Saturday I had a visit from Graciela my new quilting friend who has produced bits of leather – this time she produced Inez and Soledad, two more quilters. Apart from sharing coffee and some books together we shared some freehand aka intuitive a piecing technique, and it will be interesting to see where they take this – as it has been with everyone who has leaned the simple steps. Already I could see that although she was interested it probably won’t go far in one set of hands – but I know it will in one of the others.
Editing the photo I included today was interesting – I cropped a bit and then turned it one way – it looked so very wrong and then the other way as it is now, it is just right. Seems to me it’s a light and shadow thing : but up in the northern hemisphere it would be round the right way – so would it still look wrong viewed from there ?
Not sure it’s a hemisphere thing Alison, I’ve noticed this with most photos. There seems to be a definite right and wrong that our sub-concious understands (IMO)I notice immediately if a photo has been rotated or even reversed. It would be interesting to know the real reason behind this.

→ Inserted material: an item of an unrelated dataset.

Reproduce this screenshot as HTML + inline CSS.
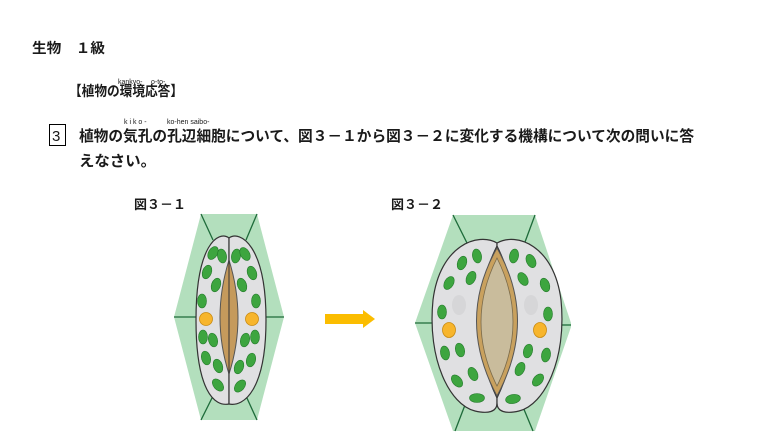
<!DOCTYPE html>
<html><head><meta charset="utf-8"><style>
html,body{margin:0;padding:0;background:#fff;width:763px;height:443px;overflow:hidden}
svg{display:block}
text{font-family:"Liberation Sans","Noto Sans CJK JP",sans-serif;fill:#1a1a1a}
</style></head><body>
<svg width="763" height="443" viewBox="0 0 763 443" xmlns="http://www.w3.org/2000/svg">
<text x="32" y="53" font-size="14" font-weight="bold" textLength="73" lengthAdjust="spacingAndGlyphs">生物　１級</text>
<text x="118" y="84" font-size="7">kankyo-</text>
<text x="151" y="84" font-size="7">o-to-</text>
<text x="69" y="96" font-size="14" font-weight="bold" textLength="114" lengthAdjust="spacingAndGlyphs">【植物の環境応答】</text>
<rect x="49.5" y="124.5" width="16" height="21" fill="none" stroke="#000" stroke-width="1"/>
<text x="52" y="141" font-size="15">3</text>
<text x="124" y="124" font-size="7">k i k o -</text>
<text x="167" y="124" font-size="7">ko-hen saibo-</text>
<text x="79" y="141" font-size="15" font-weight="bold" textLength="615" lengthAdjust="spacingAndGlyphs">植物の気孔の孔辺細胞について、図３－１から図３－２に変化する機構について次の問いに答</text>
<text x="79" y="166" font-size="15" font-weight="bold" textLength="77" lengthAdjust="spacingAndGlyphs">えなさい。</text>
<text x="134" y="209" font-size="13" font-weight="bold" textLength="52" lengthAdjust="spacingAndGlyphs">図３－１</text>
<text x="391" y="209" font-size="13" font-weight="bold" textLength="52" lengthAdjust="spacingAndGlyphs">図３－２</text>

<!-- Figure 1 -->
<polygon points="201,214 257,214 284,317 257,420 201,420 174,317" fill="#b3dfbd"/>
<g stroke="#1e6b3a" stroke-width="1.3">
<line x1="201" y1="214" x2="213" y2="240"/><line x1="257" y1="214" x2="246" y2="240"/>
<line x1="174" y1="317" x2="196" y2="317"/><line x1="263" y1="317" x2="284" y2="317"/>
<line x1="201" y1="420" x2="213" y2="396"/><line x1="257" y1="420" x2="246" y2="396"/>
</g>
<path d="M229,238 C218,230 196,245 196,320 C196,390 214,407 229,404 Z" fill="#e0e0e2" stroke="#333" stroke-width="1.2"/>
<path d="M229,238 C240,230 266,245 266,320 C266,390 244,407 229,404 Z" fill="#e0e0e2" stroke="#333" stroke-width="1.2"/>
<path d="M229,260 Q211,318 229,374 Q247,318 229,260 Z" fill="#c59a5c" stroke="#555" stroke-width="1"/>
<line x1="229" y1="238" x2="229" y2="404" stroke="#333" stroke-width="1"/>
<g fill="#3da53f" stroke="#237a2a" stroke-width="0.6">
<ellipse cx="213" cy="253" rx="4.5" ry="7" transform="rotate(30 213 253)"/>
<ellipse cx="222" cy="256" rx="4.5" ry="7" transform="rotate(-10 222 256)"/>
<ellipse cx="207" cy="272" rx="4.5" ry="7" transform="rotate(20 207 272)"/>
<ellipse cx="216" cy="285" rx="4.5" ry="7" transform="rotate(20 216 285)"/>
<ellipse cx="202" cy="301" rx="4.5" ry="7"/>
<ellipse cx="203" cy="337" rx="4.5" ry="7"/>
<ellipse cx="213" cy="340" rx="4.5" ry="7" transform="rotate(-15 213 340)"/>
<ellipse cx="206" cy="358" rx="4.5" ry="7" transform="rotate(-15 206 358)"/>
<ellipse cx="218" cy="366" rx="4.5" ry="7" transform="rotate(-20 218 366)"/>
<ellipse cx="218" cy="385" rx="4.5" ry="7" transform="rotate(-40 218 385)"/>
<ellipse cx="236" cy="256" rx="4.5" ry="7" transform="rotate(10 236 256)"/>
<ellipse cx="245" cy="254" rx="4.5" ry="7" transform="rotate(-30 245 254)"/>
<ellipse cx="252" cy="273" rx="4.5" ry="7" transform="rotate(-20 252 273)"/>
<ellipse cx="242" cy="285" rx="4.5" ry="7" transform="rotate(-20 242 285)"/>
<ellipse cx="256" cy="301" rx="4.5" ry="7"/>
<ellipse cx="255" cy="337" rx="4.5" ry="7"/>
<ellipse cx="245" cy="340" rx="4.5" ry="7" transform="rotate(15 245 340)"/>
<ellipse cx="251" cy="360" rx="4.5" ry="7" transform="rotate(15 251 360)"/>
<ellipse cx="239" cy="367" rx="4.5" ry="7" transform="rotate(20 239 367)"/>
<ellipse cx="240" cy="386" rx="4.5" ry="7" transform="rotate(40 240 386)"/>
</g>
<circle cx="206" cy="319" r="6.5" fill="#f7b52c" stroke="#c98a10" stroke-width="0.8"/>
<circle cx="252" cy="319" r="6.5" fill="#f7b52c" stroke="#c98a10" stroke-width="0.8"/>

<!-- Arrow -->
<polygon points="325,314 363,314 363,310 375,319 363,328 363,324 325,324" fill="#fbbd00"/>

<!-- Figure 2 -->
<polygon points="453,215 535,215 571,323 571,327 535,431 453,431 415,323" fill="#b3dfbd"/>
<g stroke="#1e6b3a" stroke-width="1.3">
<line x1="453" y1="215" x2="467" y2="243"/><line x1="535" y1="215" x2="525" y2="242"/>
<line x1="415" y1="323" x2="433" y2="323"/><line x1="560" y1="325" x2="571" y2="325"/>
<line x1="455" y1="431" x2="465" y2="405"/><line x1="533" y1="431" x2="523" y2="407"/>
</g>
<path d="M497,243 C478,232 440,245 433,300 C427,360 450,405 475,411 C488,414 497,412 497,403 L497,398 Q460,320 497,246 Z" fill="#e0e0e2" stroke="#333" stroke-width="1.2"/>
<path d="M497,243 C516,232 554,245 561,300 C567,360 544,405 519,411 C506,414 497,412 497,403 L497,398 Q534,320 497,246 Z" fill="#e0e0e2" stroke="#333" stroke-width="1.2"/>
<ellipse cx="459" cy="305" rx="7" ry="10" fill="#d6d6d8"/>
<ellipse cx="531" cy="305" rx="7" ry="10" fill="#d6d6d8"/>
<path d="M497,248 Q456,320 497,396 Q538,320 497,248 Z" fill="#c9a15e" stroke="#555" stroke-width="1"/>
<path d="M497,258 Q465,322 497,386 Q529,322 497,258 Z" fill="#c9bc9c" stroke="#7a6a4a" stroke-width="0.8"/>
<g fill="#3da53f" stroke="#237a2a" stroke-width="0.6">
<ellipse cx="462" cy="263" rx="4.5" ry="7" transform="rotate(20 462 263)"/>
<ellipse cx="477" cy="256" rx="4.5" ry="7" transform="rotate(-10 477 256)"/>
<ellipse cx="449" cy="283" rx="4.5" ry="7" transform="rotate(30 449 283)"/>
<ellipse cx="471" cy="278" rx="4.5" ry="7" transform="rotate(25 471 278)"/>
<ellipse cx="442" cy="312" rx="4.5" ry="7"/>
<ellipse cx="445" cy="353" rx="4.5" ry="7" transform="rotate(-10 445 353)"/>
<ellipse cx="460" cy="350" rx="4.5" ry="7" transform="rotate(-15 460 350)"/>
<ellipse cx="457" cy="381" rx="4.5" ry="7" transform="rotate(-40 457 381)"/>
<ellipse cx="473" cy="374" rx="4.5" ry="7" transform="rotate(-25 473 374)"/>
<ellipse cx="477" cy="398" rx="7.5" ry="4.5"/>
<ellipse cx="514" cy="256" rx="4.5" ry="7" transform="rotate(10 514 256)"/>
<ellipse cx="531" cy="261" rx="4.5" ry="7" transform="rotate(-25 531 261)"/>
<ellipse cx="545" cy="285" rx="4.5" ry="7" transform="rotate(-20 545 285)"/>
<ellipse cx="523" cy="279" rx="4.5" ry="7" transform="rotate(-30 523 279)"/>
<ellipse cx="548" cy="314" rx="4.5" ry="7"/>
<ellipse cx="546" cy="355" rx="4.5" ry="7" transform="rotate(10 546 355)"/>
<ellipse cx="528" cy="351" rx="4.5" ry="7" transform="rotate(15 528 351)"/>
<ellipse cx="538" cy="380" rx="4.5" ry="7" transform="rotate(40 538 380)"/>
<ellipse cx="520" cy="369" rx="4.5" ry="7" transform="rotate(25 520 369)"/>
<ellipse cx="513" cy="399" rx="7.5" ry="4.5" transform="rotate(-10 513 399)"/>
</g>
<ellipse cx="449" cy="330" rx="6.5" ry="7.5" fill="#f7b52c" stroke="#c98a10" stroke-width="0.8"/>
<ellipse cx="540" cy="330" rx="6.5" ry="7.5" fill="#f7b52c" stroke="#c98a10" stroke-width="0.8"/>
</svg>
</body></html>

Just a thought re your photo – perhaps it’s a matter of perspective. If you had taken four photos from four different angles, they all would have looked ‘right’ because the lines of perspective would be correct. (Sorry if this is a lot of waffle!!)
It must be a universal thing. Here, up be the northen artic circle, I turned the laptop upside down and on each side and those position didn’t do the photo justice.
Since we all seem to have the same perspective: my conclusion is that the earth is flat.